A implantação de um sistema que transforma o esgoto que vem dos banheiros e da praça de alimentação em água foi responsável pela redução superior a 50% dos gastos. A conta caiu de R$ 80 mil para R$ 20 mil. Somando tudo, já são mais de R$ 2,5 milhões economizados.
A pequena estação de tratamento permite que o shopping consuma 30% menos que a rede pública, reutilizando uma água que seria descartada. Tratado, o líquido é utilizado na limpeza do chão e de móveis, no ar-condicionado, na irrigação dos jardins e nas descargas.
“Temos nos preparado para reduzir o consumo e assim ganhar eficiência, que faz com que tenhamos menos influências externas. Procuramos ser independentes para reduzir o consumo”, diz Ricardo Omar, gerente de operações.
No ano passado, o shopping investiu R$ 600 mil em um software para monitoramento do consumo de energia. Com esse programa, toda a iluminação e o sistema de ar-condicionado do empreendimento podem ser ligados e desligados independentemente da presença humana.

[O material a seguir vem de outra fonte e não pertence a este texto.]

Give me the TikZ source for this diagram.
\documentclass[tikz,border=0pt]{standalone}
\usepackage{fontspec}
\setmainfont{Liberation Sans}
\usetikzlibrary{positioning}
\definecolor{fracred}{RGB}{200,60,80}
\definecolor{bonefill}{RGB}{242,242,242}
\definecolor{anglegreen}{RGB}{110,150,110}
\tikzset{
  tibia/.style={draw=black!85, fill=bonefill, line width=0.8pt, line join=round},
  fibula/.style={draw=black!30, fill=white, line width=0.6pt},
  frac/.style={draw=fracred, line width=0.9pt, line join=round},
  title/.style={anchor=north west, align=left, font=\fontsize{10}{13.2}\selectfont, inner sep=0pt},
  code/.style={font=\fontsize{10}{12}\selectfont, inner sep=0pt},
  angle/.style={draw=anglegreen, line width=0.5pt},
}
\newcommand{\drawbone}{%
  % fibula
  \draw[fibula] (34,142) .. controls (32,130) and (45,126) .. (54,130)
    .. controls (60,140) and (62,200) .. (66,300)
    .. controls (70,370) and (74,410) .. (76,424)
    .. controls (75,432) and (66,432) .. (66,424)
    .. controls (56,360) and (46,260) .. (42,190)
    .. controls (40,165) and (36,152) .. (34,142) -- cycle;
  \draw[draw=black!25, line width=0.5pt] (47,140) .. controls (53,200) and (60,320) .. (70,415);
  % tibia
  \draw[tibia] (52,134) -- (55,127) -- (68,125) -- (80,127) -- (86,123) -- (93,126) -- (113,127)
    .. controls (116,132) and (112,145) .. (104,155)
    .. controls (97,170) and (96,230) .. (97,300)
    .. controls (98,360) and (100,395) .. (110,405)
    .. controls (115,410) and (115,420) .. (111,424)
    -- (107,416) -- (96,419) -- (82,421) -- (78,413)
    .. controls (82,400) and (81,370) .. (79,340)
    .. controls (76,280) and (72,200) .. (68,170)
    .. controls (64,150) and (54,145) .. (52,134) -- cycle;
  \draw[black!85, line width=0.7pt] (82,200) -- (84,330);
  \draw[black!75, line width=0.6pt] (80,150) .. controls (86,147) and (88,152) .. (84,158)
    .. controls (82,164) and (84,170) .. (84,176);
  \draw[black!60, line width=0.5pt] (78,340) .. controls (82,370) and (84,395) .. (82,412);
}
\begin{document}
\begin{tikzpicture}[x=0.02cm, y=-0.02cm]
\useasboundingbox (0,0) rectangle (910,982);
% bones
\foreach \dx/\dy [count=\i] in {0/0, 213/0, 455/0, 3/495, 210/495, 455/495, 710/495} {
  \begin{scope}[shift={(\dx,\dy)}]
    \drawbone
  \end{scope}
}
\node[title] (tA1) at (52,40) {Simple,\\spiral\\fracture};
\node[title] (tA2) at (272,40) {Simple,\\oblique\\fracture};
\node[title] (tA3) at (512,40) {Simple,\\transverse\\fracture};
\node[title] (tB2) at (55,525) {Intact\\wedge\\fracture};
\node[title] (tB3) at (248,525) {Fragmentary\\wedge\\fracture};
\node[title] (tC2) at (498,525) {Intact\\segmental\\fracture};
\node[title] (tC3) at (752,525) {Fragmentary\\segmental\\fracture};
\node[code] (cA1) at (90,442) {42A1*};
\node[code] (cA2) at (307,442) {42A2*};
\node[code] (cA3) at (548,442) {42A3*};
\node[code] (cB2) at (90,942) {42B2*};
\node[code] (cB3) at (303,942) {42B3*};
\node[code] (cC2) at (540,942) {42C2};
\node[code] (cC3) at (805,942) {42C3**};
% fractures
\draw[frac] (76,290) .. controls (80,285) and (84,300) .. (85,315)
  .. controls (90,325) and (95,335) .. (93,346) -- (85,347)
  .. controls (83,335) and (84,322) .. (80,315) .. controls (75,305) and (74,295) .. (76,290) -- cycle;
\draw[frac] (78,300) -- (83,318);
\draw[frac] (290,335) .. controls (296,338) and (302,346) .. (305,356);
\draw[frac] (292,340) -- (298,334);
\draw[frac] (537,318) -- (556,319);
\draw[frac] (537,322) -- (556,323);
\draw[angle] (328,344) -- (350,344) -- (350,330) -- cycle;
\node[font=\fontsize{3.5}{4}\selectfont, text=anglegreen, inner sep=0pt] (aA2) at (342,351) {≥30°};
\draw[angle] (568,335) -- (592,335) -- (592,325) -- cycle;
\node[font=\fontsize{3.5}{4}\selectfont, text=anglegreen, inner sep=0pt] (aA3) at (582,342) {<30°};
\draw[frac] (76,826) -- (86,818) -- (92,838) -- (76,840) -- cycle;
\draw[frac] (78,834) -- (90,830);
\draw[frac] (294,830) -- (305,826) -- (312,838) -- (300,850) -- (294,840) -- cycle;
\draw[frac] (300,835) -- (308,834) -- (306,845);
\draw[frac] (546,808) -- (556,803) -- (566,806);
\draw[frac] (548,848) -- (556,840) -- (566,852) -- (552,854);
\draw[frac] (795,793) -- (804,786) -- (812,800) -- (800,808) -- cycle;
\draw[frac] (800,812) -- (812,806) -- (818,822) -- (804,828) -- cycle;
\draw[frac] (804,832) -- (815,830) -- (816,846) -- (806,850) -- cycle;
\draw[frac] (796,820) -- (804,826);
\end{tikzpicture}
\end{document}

Graças ao sistema, a redução no consumo atingiu cerca de 10%. Além disso, toda a iluminação foi substituída por lâmpadas de LED. Algumas lojas já reduziram 40% do consumo de energia.
BÔNUS
Em um dos 45 restaurantes da rede Big X-Picanha, em Pinheiros, o uso consciente da água gera lucro para os funcionários. A forma encontrada pelos executivos foi estimular a economia com uma bonificação.
O valor economizado na conta de água é dividido por dois. Metade vai para o restaurante e a outra é distribuída entre os funcionários. O método já gerou uma economia de R$ 1.650 no mês e acrescentou R$ 50 no salário de cada funcionário.

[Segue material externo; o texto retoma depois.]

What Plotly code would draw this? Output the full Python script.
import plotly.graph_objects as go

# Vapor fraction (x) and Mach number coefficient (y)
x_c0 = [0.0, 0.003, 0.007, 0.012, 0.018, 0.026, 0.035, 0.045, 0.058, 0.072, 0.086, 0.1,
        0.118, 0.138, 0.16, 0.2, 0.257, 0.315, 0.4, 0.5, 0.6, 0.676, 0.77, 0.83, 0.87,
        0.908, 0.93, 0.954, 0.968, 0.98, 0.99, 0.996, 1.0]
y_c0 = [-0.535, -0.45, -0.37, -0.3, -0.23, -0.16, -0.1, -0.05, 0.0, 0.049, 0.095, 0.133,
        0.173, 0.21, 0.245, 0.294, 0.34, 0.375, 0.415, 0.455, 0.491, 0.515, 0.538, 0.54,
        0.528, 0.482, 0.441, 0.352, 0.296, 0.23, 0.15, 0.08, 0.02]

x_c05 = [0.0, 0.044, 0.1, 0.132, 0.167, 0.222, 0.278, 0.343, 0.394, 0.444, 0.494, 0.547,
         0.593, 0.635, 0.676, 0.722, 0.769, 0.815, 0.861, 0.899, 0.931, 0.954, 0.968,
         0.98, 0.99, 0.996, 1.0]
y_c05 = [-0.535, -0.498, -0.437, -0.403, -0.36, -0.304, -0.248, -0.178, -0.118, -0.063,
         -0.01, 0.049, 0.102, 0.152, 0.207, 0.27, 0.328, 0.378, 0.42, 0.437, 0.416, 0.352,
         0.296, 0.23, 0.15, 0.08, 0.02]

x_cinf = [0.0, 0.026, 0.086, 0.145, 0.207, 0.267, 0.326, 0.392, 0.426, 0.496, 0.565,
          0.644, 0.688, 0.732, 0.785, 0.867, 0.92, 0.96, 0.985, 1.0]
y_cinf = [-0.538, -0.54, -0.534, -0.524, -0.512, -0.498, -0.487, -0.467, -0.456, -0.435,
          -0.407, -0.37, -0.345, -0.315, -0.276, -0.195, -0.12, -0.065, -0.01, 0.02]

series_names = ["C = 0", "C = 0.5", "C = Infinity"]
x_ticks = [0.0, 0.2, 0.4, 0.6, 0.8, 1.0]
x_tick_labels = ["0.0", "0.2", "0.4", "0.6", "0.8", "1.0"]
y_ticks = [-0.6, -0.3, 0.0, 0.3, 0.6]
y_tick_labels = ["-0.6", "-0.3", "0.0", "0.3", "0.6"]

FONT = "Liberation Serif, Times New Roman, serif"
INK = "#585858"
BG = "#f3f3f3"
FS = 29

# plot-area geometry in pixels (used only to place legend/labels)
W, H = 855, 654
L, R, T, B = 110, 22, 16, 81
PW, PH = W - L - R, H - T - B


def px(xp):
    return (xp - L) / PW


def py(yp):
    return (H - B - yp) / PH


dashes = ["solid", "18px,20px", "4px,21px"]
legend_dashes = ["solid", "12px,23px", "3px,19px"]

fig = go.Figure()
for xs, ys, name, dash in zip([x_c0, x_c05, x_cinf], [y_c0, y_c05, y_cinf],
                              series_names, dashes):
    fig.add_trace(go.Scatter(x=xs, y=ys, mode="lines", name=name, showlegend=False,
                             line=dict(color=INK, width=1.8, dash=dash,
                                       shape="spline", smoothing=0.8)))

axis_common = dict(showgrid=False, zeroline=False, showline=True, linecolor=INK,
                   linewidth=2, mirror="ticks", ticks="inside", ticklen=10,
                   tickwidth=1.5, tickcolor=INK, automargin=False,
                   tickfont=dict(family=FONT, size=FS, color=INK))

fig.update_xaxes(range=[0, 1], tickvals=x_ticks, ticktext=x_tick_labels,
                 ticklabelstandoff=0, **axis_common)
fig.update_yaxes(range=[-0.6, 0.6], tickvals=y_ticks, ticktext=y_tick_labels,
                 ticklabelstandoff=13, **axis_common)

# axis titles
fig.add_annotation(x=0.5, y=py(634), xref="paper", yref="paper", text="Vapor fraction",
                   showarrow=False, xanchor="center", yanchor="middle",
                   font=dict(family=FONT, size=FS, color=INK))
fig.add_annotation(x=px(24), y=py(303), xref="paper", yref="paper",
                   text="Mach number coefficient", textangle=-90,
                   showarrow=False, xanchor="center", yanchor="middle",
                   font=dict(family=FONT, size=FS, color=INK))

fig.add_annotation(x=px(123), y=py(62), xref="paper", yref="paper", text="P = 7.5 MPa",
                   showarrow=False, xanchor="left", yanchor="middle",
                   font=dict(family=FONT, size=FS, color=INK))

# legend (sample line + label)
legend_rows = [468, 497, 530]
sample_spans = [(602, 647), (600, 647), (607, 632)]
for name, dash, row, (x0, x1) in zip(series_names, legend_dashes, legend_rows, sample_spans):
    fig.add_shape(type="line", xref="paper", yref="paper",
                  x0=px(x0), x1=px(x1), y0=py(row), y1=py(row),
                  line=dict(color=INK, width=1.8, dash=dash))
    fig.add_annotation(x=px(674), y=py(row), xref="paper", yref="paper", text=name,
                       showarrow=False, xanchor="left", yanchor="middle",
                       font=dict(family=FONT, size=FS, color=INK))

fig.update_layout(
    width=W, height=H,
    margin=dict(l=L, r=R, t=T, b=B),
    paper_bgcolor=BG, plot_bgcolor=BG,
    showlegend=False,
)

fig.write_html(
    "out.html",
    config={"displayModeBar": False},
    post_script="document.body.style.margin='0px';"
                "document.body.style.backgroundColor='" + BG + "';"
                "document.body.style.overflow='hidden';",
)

Diante da ameaça da falta de água, o hostel 3 Dogs, na Vila Mariana, zona oeste da Capital, adotou medidas educativas para conscientizar seus hóspedes. Em todos os cômodos, há indicações de como poupar.
As descargas que antes liberavam 10 litros de água, hoje funcionam com apenas 3 litros. O mesmo foi feito com os chuveiros, que ao invés de 8, agora gastam 3 litros de água por minuto. O banho de cada hóspede é controlado por uma ampulheta – somente 5 minutos.
A máquina de lavar só pode ser ligada quando o acúmulo de roupa suja atingir o peso máximo permitido. Redutores de pressão foram colocados em todas as torneiras e outras – trancadas com cadeados - funcionam somente para emergências.
A rede de restaurantes Sí Señor também buscou soluções. Uma medida muito simples está fazendo a unidade do Tatuapé, na zona leste, poupar 12 mil litros de água por mês.
Um sistema de encanamento capta toda a água produzida pelos aparelhos de ar-condicionado, e despeja o líquido em um reservatório. O volume de água desperdiçado por 5 equipamentos da unidade é reaproveitado para lavar pisos e regar plantas. Cada máquina gera 8 litros de água por hora para manter o ambiente refrigerado. No fim do dia, 400 litros de água são represados.
A mesma solução será adotada nas demais 21 unidades da marca. A medida também será expandida e disponibilizará água de reúso para lavar calçadas e para as descargas dos banheiros. Até o final de 2015, a rede pode alcançar uma economia de mais de 400 mil litros por mês.
Para Jorge Maluf, presidente da rede, pensar de maneira sustentável não é mais uma aposta, e sim uma necessidade. “A economia financeira é grande, mas se pensarmos no ganho ecológico, é muito mais representativo”, diz.